Daniel, whose grizzled pate and washed-out pallor make him look much older than he is, has a way of barking at folks he doesn’t like, but really, he’s the soul of crusty friendliness. A widower with no children, he has recently suffered a heart attack and receives an Employment and Support Allowance from the British state. But then, for no good reason, his benefits are denied; the state wants him to go back to work — even though his physician is on record as saying he can’t. The movie takes us through the agony of the appeals process, which is a much bigger nightmare than it sounds like, because all Daniel is trying to win is the right to an appeal. He’s forced to jump through hoop after hoop, to hurry up and wait, and some of the demands are so unreasonable (he mustn’t just spend 35 hours a week applying for jobs he couldn’t take anyway; he must prove that he did) that the inescapable conclusion is that the system, as rejiggered by conservative government forces, has been engineered to toss people off the welfare rolls. It’s designed, in no small part, not to work.
The battle to keep those benefits, without which he’ll literally be out on the street, may be even more Sisyphean in Daniel’s case, because as an old-school carpenter with almost no formal education, he’s a lost relic in the digital age. “I’ve never been near a computer,” he says, and while such confessions bring nothing but scolding contempt from the clerks in the welfare office, the audience looks at Daniel and, indeed, sees a man — you may have at least one relative like him — who lacks the consciousness to evolve with technology. Daniel is forced to take a class in how to draw up a CV, but even then, he writes it out in longhand – which inspires the film’s most cutting welfare official, who’s like a Kafkaesque version of Jane Lynch, to look at that piece of paper as if it were a scroll of shame. The main thing Daniel learns in the class is that there are dozens of people applying for every low-wage job. In other words: Why even bother?
In the welfare office, Daniel spots a woman in a similar predicament, and being the Samaritan he is, he tries to help Katie (Hayley Squires) and her two kids get set up in their new flat. They’ve been squeezed out of the newly gentrified London, with no money and no prospects, and the four begin to hang out, because they have nothing much else to do. Yet in their way, they form a ragtag surrogate family. Squires has a dark-eyed beauty, yet her performance is so emotionally addled with dissolute worry that when we look at her, all we see is her stressed-out sadness. She’s a woman who has stopped being; she is merely existing. She literally cuts down on what she eats to have the money to feed her kids, and when she’s shopping at the government food bank and compulsively tears the top off a can of beans, dripping the syrup into her mouth, it’s a tearful epiphany — a fusion of hunger and degradation. It’s literally what she’s been driven to.

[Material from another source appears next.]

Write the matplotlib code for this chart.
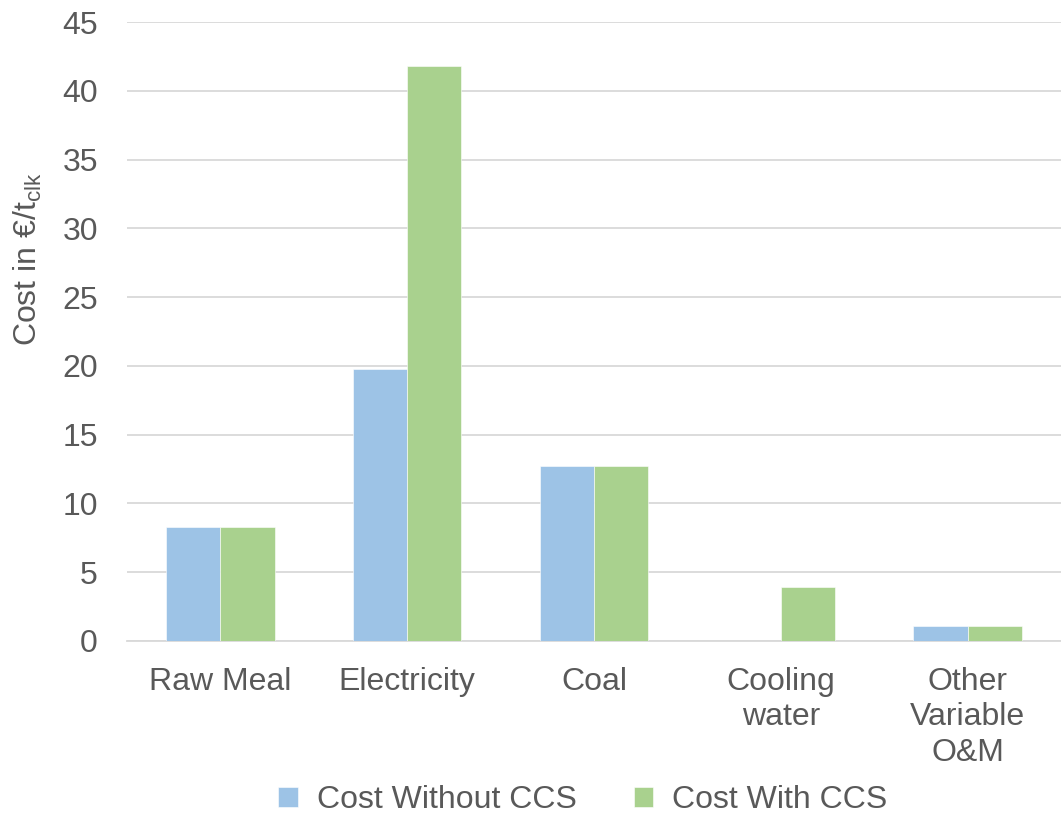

If “I, Daniel Blake” had been made 20 or 30 years ago, the personalities of those in the welfare office might have been more colorfully villainized. But the film’s despair arises out of its perception that it’s the whole impersonal system that’s to blame. The layers of bureaucracy, which have only been added to with the Internet, are designed to wear people down. Johns, in a powerful performance, gives Daniel a plucky decency but a lonely anger underneath that simmers until it needs to explode. Daniel works to give the system every benefit of the doubt, until it insults his very being, at which point he has an impromptu “Attica!” moment. But it’s only a moment. The quiet beauty of “I, Daniel Blake” — the reason it’s the rare political drama that touches the soul — is that we believe, completely, in these people standing in front of us, as Ken Loach and the actors have imagined them. And when the movie ends, we feel like we won’t forget them.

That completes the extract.